Convergence: User-controlled SSL certificate checking

Posted Oct 28, 2011 9:21 UTC (Fri) by michi (guest, #60274) [Link]

It sounds like an interesting idea. But I do not really see why it should be more secure that dnssec. You cannot spoof dnssec unless you have access to the dns server the domain is hosted on. If you do have access, you can change the ip address and all perspectives will connect to you instead. Actually dnssec is probably more secure, because it also protects you from doing man-in-the-middle in right front of the server.

Convergence: User-controlled SSL certificate checking

Posted Oct 28, 2011 18:29 UTC (Fri) by sblack (guest, #81076) [Link]

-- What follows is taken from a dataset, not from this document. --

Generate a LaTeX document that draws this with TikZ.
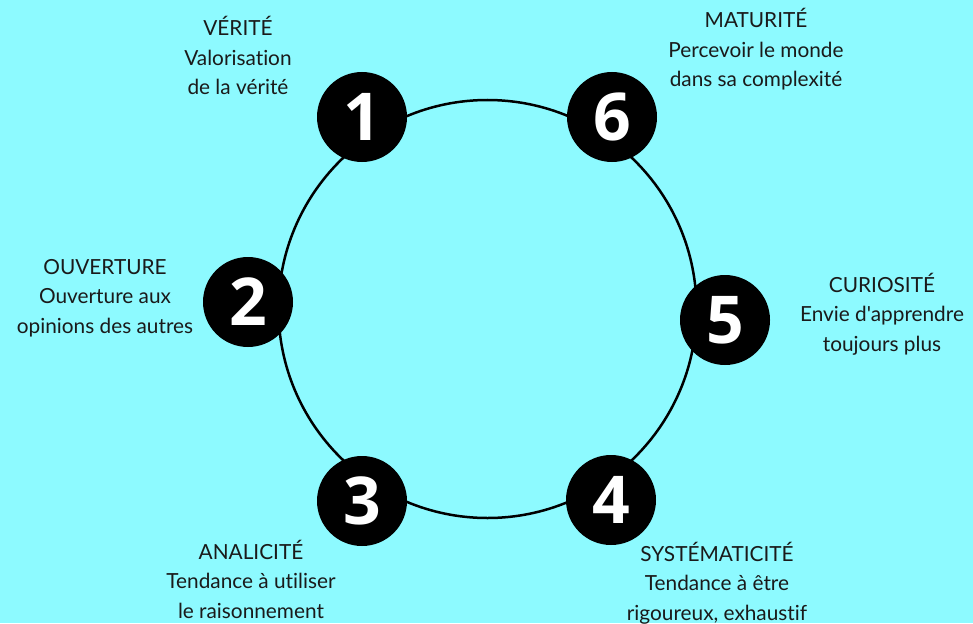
\documentclass[tikz,border=0pt]{standalone}
\usepackage{fontspec}
\setmainfont{Lato}[Ligatures={NoCommon,TeXOff}]
\newfontfamily\numfont{Open Sans}[BoldFont={* Bold}]
\definecolor{bgcyan}{RGB}{141,250,255}
\definecolor{txt}{RGB}{26,26,26}
\begin{document}
\begin{tikzpicture}[x=1pt,y=-1pt,
  numc/.style={circle,fill=black,draw=none,minimum size=90pt,inner sep=0pt,text=white,font=\numfont\bfseries\fontsize{66}{66}\selectfont},
  lbl/.style={align=center,text=txt,inner sep=0pt,anchor=base,font=\fontsize{20.8}{29.5}\selectfont}]
\fill[bgcyan] (0,0) rectangle (973,623);
\useasboundingbox (0,0) rectangle (973,623);
\node[circle,draw=black,line width=2.5pt,minimum size=418pt,inner sep=0pt] (ring) at (487.5,309) {};
\node[numc] (n1) at (362,117) {1};
\node[numc] (n6) at (612,117) {6};
\node[numc] (n2) at (248,302) {2};
\node[numc] (n5) at (725,320) {5};
\node[numc] (n3) at (362,501) {3};
\node[numc] (n4) at (611,500) {4};
\node[lbl] (t1) at (238,95) {VÉRITÉ\\Valorisation\\de la vérité};
\node[lbl] (t6) at (756,87) {MATURITÉ\\Percevoir le monde\\dans sa complexité};
\node[lbl] (t2) at (105,333) {OUVERTURE\\Ouverture aux\\opinions des autres};
\node[lbl] (t5) at (882,351) {CURIOSITÉ\\Envie d'apprendre\\toujours plus};
\node[lbl] (t3) at (251,618) {ANALICITÉ\\Tendance à utiliser\\le raisonnement};
\node[lbl] (t4) at (717,620) {SYSTÉMATICITÉ\\Tendance à être\\rigoureux, exhaustif};
\end{tikzpicture}
\end{document}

Marlinspike addresses DNSSEC at the end of his talk and on his blog [1]. The short version is, you're just moving the trust around. There is, if anything, less reason to trust GoDaddy.com to keep their servers secure than there is to trust VeriSign.

[1] http://blog.thoughtcrime.org/

Convergence: User-controlled SSL certificate checking

Posted Oct 29, 2011 14:37 UTC (Sat) by michi (guest, #60274) [Link]

Hi!

I agree with you that shifting the trust to DNS providers will not really solve much. But my point was actually: If the dnssec cannot be trusted, why should perspectives be trusted?

However, I still think DNSSEC is good. First it can be implemented additional to CAs, so there are 2 layers of security. Second, only the dns provider can compromise a specific site and not a huge number of unrelated organisations.

The approach I like best is using .onion like addresses with the crypto key encoded in the url.